[ExI] Product B

The Avantguardian avantguardian2020 at yahoo.com
Wed Apr 11 10:03:04 UTC 2012


----- Original Message -----
> From: Kryonica <kryonica at gmail.com>
> To: The Avantguardian <avantguardian2020 at yahoo.com>; ExI chat list <extropy-chat at lists.extropy.org>
> Cc: 
> Sent: Wednesday, April 11, 2012 12:26 AM
> Subject: Re: [ExI] Product B
> In his video Andrews stresses that tests had shown that telomerase activators 
> (he quoted the 3 products available, T65, Product B and one other) decrease the 
> proportion of short telomeres in only a few months.  The conclusion he draws is 
> that the telomeres are shortened at a slower pace, and therefore that 
> teleomerase "activator is actually doing its job by protecting cells during 
> cell division from shortening their telomeres.  The mechanism is allegedly that 
> telomerase activator activates telomerase and that consequently telomerase adds 
> a telomere to the chromosome during or after cell division to replace the one 
> lost in cell division.  And so the cell can divide without shortening.  If this 
> is true, then one's next question is : does preserving telomere length on 
> chromosome keep one biologically younger?  Most likely is that telomere length 
> is just ONE aspect of ageing.  And actually Andrews says that but he does stress 
> that it is an important one;  so he takes his Product B.

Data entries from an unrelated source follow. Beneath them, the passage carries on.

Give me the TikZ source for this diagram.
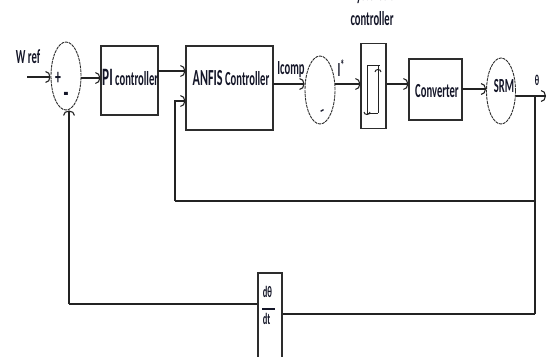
\documentclass[tikz,border=0pt]{standalone}
\usepackage{graphicx}
\usepackage{fontspec}
\setmainfont{Carlito}
\usetikzlibrary{arrows.meta,shapes.geometric}
\definecolor{wire}{RGB}{35,35,35}
\definecolor{rim}{RGB}{45,45,45}
\definecolor{ink}{RGB}{20,22,40}
\newcommand{\narrow}[1]{\scalebox{0.53}[1]{#1}}
\newcommand{\bigsize}{\fontsize{20}{22}\selectfont}

\begin{document}
\begin{tikzpicture}[x=1pt, y=-1pt,
  block/.style={draw=rim, line width=1.3pt, inner sep=0pt},
  sumnode/.style={ellipse, draw=rim, line width=0.9pt, dash pattern=on 3pt off 0.8pt,
                  minimum width=30pt, minimum height=68pt, inner sep=0pt},
  lbl/.style={font=\bfseries\bigsize, text=ink, inner sep=0pt},
  wire/.style={line width=1.2pt, draw=wire},
  arr/.style={wire, -{Arc Barb[length=5pt, width=12pt, line width=1.1pt]}}]
\useasboundingbox (0,0) rectangle (548,356);
% forward path
\node[sumnode] (sumA) at (66,76) {};
\node[block, minimum width=57pt, minimum height=69pt] (pi) at (129.5,80.5) {};
\node[lbl, anchor=west] (pitxt) at (102,77.5)
  {\narrow{{\fontsize{25}{25}\selectfont PI} controller}};
\node[block, minimum width=87pt, minimum height=84pt] (anfis) at (229.5,88) {};
\node[lbl] (anfistxt) at (231,78) {\narrow{{\fontsize{23}{23}\selectfont ANFIS} Controller}};
\node[sumnode] (sumB) at (320,90) {};
\node[block, minimum width=25pt, minimum height=85pt] (hyst) at (373.5,86) {};
\node[block, minimum width=53pt, minimum height=61pt] (conv) at (435.5,89.5) {};
\node[lbl] (convtxt) at (437,91) {\narrow{Converter}};
\node[sumnode, minimum width=29pt, minimum height=66pt] (srm) at (501,91) {};
\node[lbl] (srmtxt) at (504,86) {\narrow{SRM}};
\node[block, minimum width=24pt, minimum height=92pt] (deriv) at (270,319) {};
% labels
\node[lbl] (wref) at (28,57) {\narrow{W ref}};
\node[lbl, font=\bfseries\fontsize{22}{22}\selectfont] (plusA) at (58,78) {\narrow{+}};
\node[lbl, font=\bfseries\fontsize{30}{30}\selectfont] (minusA) at (66,97) {\narrow{-}};
\node[lbl, font=\bfseries\fontsize{14}{14}\selectfont, rotate=30] (minusB) at (323,112) {-};
\node[lbl] (icomp) at (291,70) {\narrow{Icomp}};
\node[lbl] (istar) at (341,68) {\narrow{I\raisebox{6pt}{\fontsize{15}{15}\selectfont*}}};
\node[lbl, align=center, anchor=south, font=\bfseries\fontsize{20}{25}\selectfont]
  (hysttxt) at (372,26) {\narrow{Hysteresis}\\\narrow{controller}};
\node[lbl, font=\bfseries\fontsize{15}{15}\selectfont] (theta) at (537,80) {\narrow{θ}};
\node[lbl, font=\bfseries\fontsize{16}{16}\selectfont] (dnum) at (267.5,292) {\narrow{dθ}};
\node[lbl, font=\bfseries\fontsize{16}{16}\selectfont] (dden) at (266.5,319) {\narrow{dt}};
\draw[ink, line width=1.4pt] (262,309) -- (275,309);
% hysteresis loop
\draw[wire, line width=1pt] (367,65) -- (380,65);
\draw[wire, line width=1pt, -{Arc Barb[length=3pt, width=7pt]}] (367,65) -- (367,115);
\draw[wire, line width=1pt] (367,113) -- (378,113);
\draw[wire, line width=1pt] (378,113) -- (378,65);
\draw[wire, line width=1pt, -{Arc Barb[length=3pt, width=7pt]}] (378,82) -- (378,69);
% coordinates
\coordinate (win) at (27,77);
\coordinate (sline) at (81,78);
\coordinate (piout) at (158,71);
\coordinate (iline) at (273,84);
\coordinate (cline) at (462,89);
\coordinate (out) at (546,96);
\coordinate (tap) at (535,96);
\coordinate (fbj) at (535,201);
\coordinate (fbr) at (535,314);
\coordinate (fba) at (175,201);
\coordinate (ain) at (175,101);
\coordinate (fbl) at (69,304);
% connectors
\draw[arr] (win) -- (win -| sumA.west);
\draw[arr] (sline) -- (sline -| pi.west);
\draw[arr] (piout) -- (piout -| anfis.west);
\draw[arr] (iline) -- (iline -| sumB.west);
\draw[arr] (iline -| sumB.east) -- (iline -| hyst.west);
\draw[arr] (iline -| hyst.east) -- (iline -| conv.west);
\draw[arr] (cline) -- (cline -| srm.west);
\draw[arr] (out -| srm.east) -- (out);
% feedback paths
\draw[wire] (tap) -- (fbr);
\draw[wire] (fbr) -- (fbr -| deriv.east);
\draw[wire] (fbj) -- (fba);
\draw[arr] (fba) -- (ain) -- (ain -| anfis.west);
\draw[wire] (fbl -| deriv.west) -- (fbl);
\draw[arr] (fbl) -- (fbl |- sumA.south);
\end{tikzpicture}
\end{document}
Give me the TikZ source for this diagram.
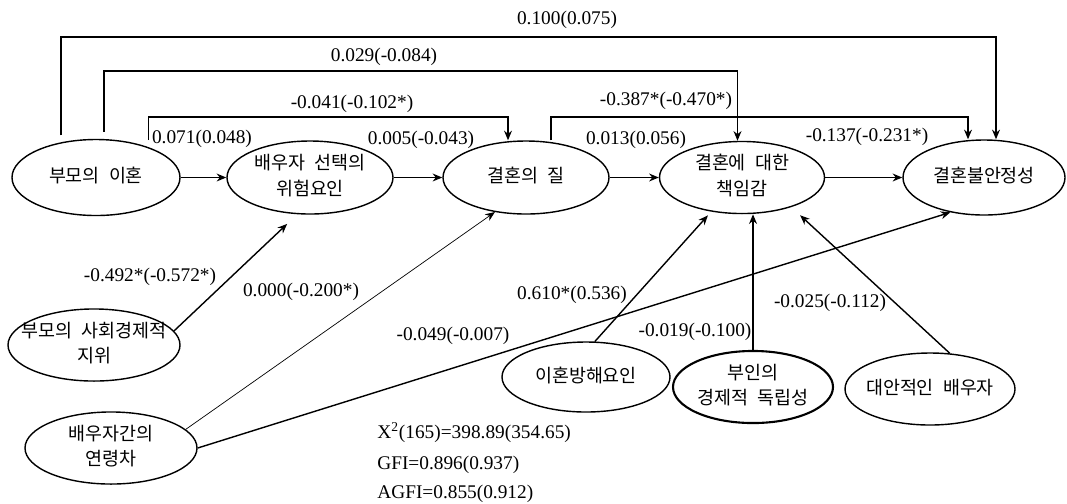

Actually the only product that has been tested is T65. He talked about *plans* to test Product B
 
Alright I finally found the time to look up the paper on T65:
 
http://www.ncbi.nlm.nih.gov/pmc/articles/PMC3045570/pdf/rej.2010.1085.pdf
 
 
The in vitro data on low to mid passage fetal cells (foreskin keritinocytes and lung fibroblasts) shows significant telomerase activation but those are cells that are coming from very young subjects. The clinical data in fig 3. is less exciting. In fig 3A, the average telomere length seems to have increased in some patients and decreased in others. So I can't draw much of a conclusion with regard to mean telomere length. Now the percentage of short (defined as less than 4kb) telomeres in fig 3B seems to show a more consistent effect, however you need to be careful interpreting this. All you know is that patients taking the supplement seem to have the same average telomere lengths as people who did not but the minimum telomere length in patients that took the supplement is longer.
 
There are two ways to interpret this data. One is that the supplement selectively increases the telomere length only in cells that have short telomeres. The other way of interpreting it is that taking the supplement *kills* cells with telomeres shorter than 4 kb, so all you get from the patient are average-lengthed telomeres. Looking at their methods, I don't see any aspect of their protocol that could have controlled for the "weeding out" of cells with short telomeres. Since I seem to recall that telomerase, which in humans interacts with a staggering array of other proteins, is thought to be involved in apoptotic pathways for "cellular suicide", this second explanation is certainly possible.
 
Too bad Sierra Biosciences said they couldn't afford to hire me when I applied for a job there a couple of years ago, I might have been able to design an experiment to rule out that possibility. But then again, Dr. Andrew's staff wouldn't let me talk to the man personally. Of course negative results don't get grants, attract investors, or sell product. See the "medical research" thread for a good discussion of this phenemenon.
 
Since I am ranting anyway, allow me a further gripe about medical research as it is practiced. In order to have a career in modern molecular biology, you must take one of the most compex systems in existence i.e. the cell, choose a single gene/protein/molecule out of hundreds of thousands and become the worlds foremost expert on that single gene by discovering something about that gene that nobody else knows. The problem this poses to the scientific understanding of the cell or the entire organism on a system level should be clear. You are never going to understand a car by studying a fan-belt for 20 years.
 
What is not so clear is that no matter how mundane the gene you study is, let's say for example mucin, the key ingredient in snot, you are obliged by the system to hype, toot, and spin it as the end-all-be-all of genes.
 
Forget all those other genes! Fund my mucin project because mucin is the most important gene in the human body! Fools, you would all die without mucus!
 
And that sort of puffery makes some people feel dishonest.     
 
 
Stuart LaForge


"The state that separates its scholars from its warriors will have its thinking done by cowards, and its fighting by fools." -Thucydides.